> [Problem requirements]:
Without the images, write out the whole listing exactly.

> [Data block]:

--- BEGIN ---

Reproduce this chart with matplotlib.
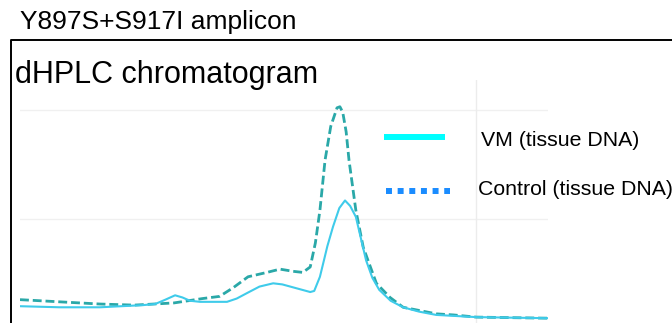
import matplotlib.pyplot as plt
from matplotlib.lines import Line2D

plt.rcParams['font.family'] = ['Liberation Sans', 'DejaVu Sans']

# retention time (arbitrary units) and signal (grid units)
t_vm = [0.0, 0.7, 1.4, 2.16, 2.37, 2.55, 2.72, 2.85, 2.98, 3.16, 3.4, 3.63, 3.8, 3.98,
        4.2, 4.44, 4.6, 4.74, 4.95, 5.09, 5.16, 5.26, 5.33, 5.39, 5.49, 5.6, 5.7,
        5.79, 5.89, 5.98, 6.07, 6.18, 6.3, 6.5, 6.72, 7.0, 7.3, 8.0, 8.6, 9.26]
y_vm = [0.20, 0.19, 0.19, 0.21, 0.22, 0.26, 0.30, 0.28, 0.25, 0.24, 0.24, 0.24, 0.27, 0.32,
        0.38, 0.41, 0.40, 0.38, 0.35, 0.33, 0.34, 0.47, 0.62, 0.75, 0.93, 1.10, 1.17,
        1.12, 1.02, 0.82, 0.62, 0.46, 0.35, 0.25, 0.19, 0.15, 0.12, 0.10, 0.095, 0.09]

t_ctrl = [0.0, 0.7, 1.4, 2.0, 2.7, 3.2, 3.5, 3.74, 4.0, 4.33, 4.56, 4.79, 4.96, 5.09,
          5.18, 5.26, 5.35, 5.45, 5.56, 5.61, 5.66, 5.72, 5.77, 5.89, 6.02, 6.25,
          6.49, 6.72, 7.3, 7.6, 8.0, 8.6, 9.26]
y_ctrl = [0.26, 0.24, 0.22, 0.21, 0.23, 0.27, 0.29, 0.37, 0.47, 0.51, 0.54, 0.52, 0.51, 0.56,
          0.78, 1.08, 1.54, 1.85, 2.02, 2.03, 1.98, 1.80, 1.54, 1.08, 0.74, 0.41,
          0.28, 0.19, 0.13, 0.12, 0.10, 0.095, 0.09]

labels = ['VM (tissue DNA)', 'Control (tissue DNA)']

fig = plt.figure(figsize=(6.72, 3.23), dpi=100)
W, H = 672, 323

ax = fig.add_axes([20 / W, 0, (548 - 20) / W, (323 - 80) / H])
ax.set_xlim(0, 9.26)
ax.set_ylim((328 - 323) / 109, (328 - 80) / 109)
for s in ax.spines.values():
    s.set_visible(False)
ax.set_xticks([])
ax.set_yticks([])
ax.axhline(1, color='#f0f0f0', lw=1, zorder=0)
ax.axhline(2, color='#f0f0f0', lw=1, zorder=0)
ax.axvline(8, color='#ececec', lw=1, zorder=0)

ax.plot(t_ctrl, y_ctrl, color='#2aa8a8', lw=2, ls=(0, (3.2, 1.4)))
ax.plot(t_vm, y_vm, color='#3fcbea', lw=1.5)

# frame box (top and left edges only visible)
fig.add_artist(Line2D([11 / W, 11 / W, 1.0], [0, 1 - 40 / H, 1 - 40 / H],
                      transform=fig.transFigure, color='black', lw=1.4))

fig.text(20 / W, 1 - 29 / H, 'Y897S+S917I amplicon', fontsize=19, va='baseline')
fig.text(15 / W, 1 - 83 / H, 'dHPLC chromatogram', fontsize=22, va='baseline')

# legend
fig.add_artist(Line2D([384 / W, 445 / W], [1 - 137 / H, 1 - 137 / H],
                      transform=fig.transFigure, color='#00ffff', lw=4.3,
                      solid_capstyle='butt'))
fig.add_artist(Line2D([386 / W, 450 / W], [1 - 191 / H, 1 - 191 / H],
                      transform=fig.transFigure, color='#1a8cff', lw=4.3,
                      ls=(0, (1, 0.95)), dash_capstyle='butt'))
fig.text(481 / W, 1 - 146 / H, labels[0], fontsize=15.3, va='baseline')
fig.text(478 / W, 1 - 195 / H, labels[1], fontsize=15.3, va='baseline')

fig.savefig('out.png', dpi=100)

--- END ---

> [Full response]:
Reproduce this chart with matplotlib.
import matplotlib.pyplot as plt
from matplotlib.lines import Line2D

plt.rcParams['font.family'] = ['Liberation Sans', 'DejaVu Sans']

# retention time (arbitrary units) and signal (grid units)
t_vm = [0.0, 0.7, 1.4, 2.16, 2.37, 2.55, 2.72, 2.85, 2.98, 3.16, 3.4, 3.63, 3.8, 3.98,
        4.2, 4.44, 4.6, 4.74, 4.95, 5.09, 5.16, 5.26, 5.33, 5.39, 5.49, 5.6, 5.7,
        5.79, 5.89, 5.98, 6.07, 6.18, 6.3, 6.5, 6.72, 7.0, 7.3, 8.0, 8.6, 9.26]
y_vm = [0.20, 0.19, 0.19, 0.21, 0.22, 0.26, 0.30, 0.28, 0.25, 0.24, 0.24, 0.24, 0.27, 0.32,
        0.38, 0.41, 0.40, 0.38, 0.35, 0.33, 0.34, 0.47, 0.62, 0.75, 0.93, 1.10, 1.17,
        1.12, 1.02, 0.82, 0.62, 0.46, 0.35, 0.25, 0.19, 0.15, 0.12, 0.10, 0.095, 0.09]

t_ctrl = [0.0, 0.7, 1.4, 2.0, 2.7, 3.2, 3.5, 3.74, 4.0, 4.33, 4.56, 4.79, 4.96, 5.09,
          5.18, 5.26, 5.35, 5.45, 5.56, 5.61, 5.66, 5.72, 5.77, 5.89, 6.02, 6.25,
          6.49, 6.72, 7.3, 7.6, 8.0, 8.6, 9.26]
y_ctrl = [0.26, 0.24, 0.22, 0.21, 0.23, 0.27, 0.29, 0.37, 0.47, 0.51, 0.54, 0.52, 0.51, 0.56,
          0.78, 1.08, 1.54, 1.85, 2.02, 2.03, 1.98, 1.80, 1.54, 1.08, 0.74, 0.41,
          0.28, 0.19, 0.13, 0.12, 0.10, 0.095, 0.09]

labels = ['VM (tissue DNA)', 'Control (tissue DNA)']

fig = plt.figure(figsize=(6.72, 3.23), dpi=100)
W, H = 672, 323

ax = fig.add_axes([20 / W, 0, (548 - 20) / W, (323 - 80) / H])
ax.set_xlim(0, 9.26)
ax.set_ylim((328 - 323) / 109, (328 - 80) / 109)
for s in ax.spines.values():
    s.set_visible(False)
ax.set_xticks([])
ax.set_yticks([])
ax.axhline(1, color='#f0f0f0', lw=1, zorder=0)
ax.axhline(2, color='#f0f0f0', lw=1, zorder=0)
ax.axvline(8, color='#ececec', lw=1, zorder=0)

ax.plot(t_ctrl, y_ctrl, color='#2aa8a8', lw=2, ls=(0, (3.2, 1.4)))
ax.plot(t_vm, y_vm, color='#3fcbea', lw=1.5)

# frame box (top and left edges only visible)
fig.add_artist(Line2D([11 / W, 11 / W, 1.0], [0, 1 - 40 / H, 1 - 40 / H],
                      transform=fig.transFigure, color='black', lw=1.4))

fig.text(20 / W, 1 - 29 / H, 'Y897S+S917I amplicon', fontsize=19, va='baseline')
fig.text(15 / W, 1 - 83 / H, 'dHPLC chromatogram', fontsize=22, va='baseline')

# legend
fig.add_artist(Line2D([384 / W, 445 / W], [1 - 137 / H, 1 - 137 / H],
                      transform=fig.transFigure, color='#00ffff', lw=4.3,
                      solid_capstyle='butt'))
fig.add_artist(Line2D([386 / W, 450 / W], [1 - 191 / H, 1 - 191 / H],
                      transform=fig.transFigure, color='#1a8cff', lw=4.3,
                      ls=(0, (1, 0.95)), dash_capstyle='butt'))
fig.text(481 / W, 1 - 146 / H, labels[0], fontsize=15.3, va='baseline')
fig.text(478 / W, 1 - 195 / H, labels[1], fontsize=15.3, va='baseline')

fig.savefig('out.png', dpi=100)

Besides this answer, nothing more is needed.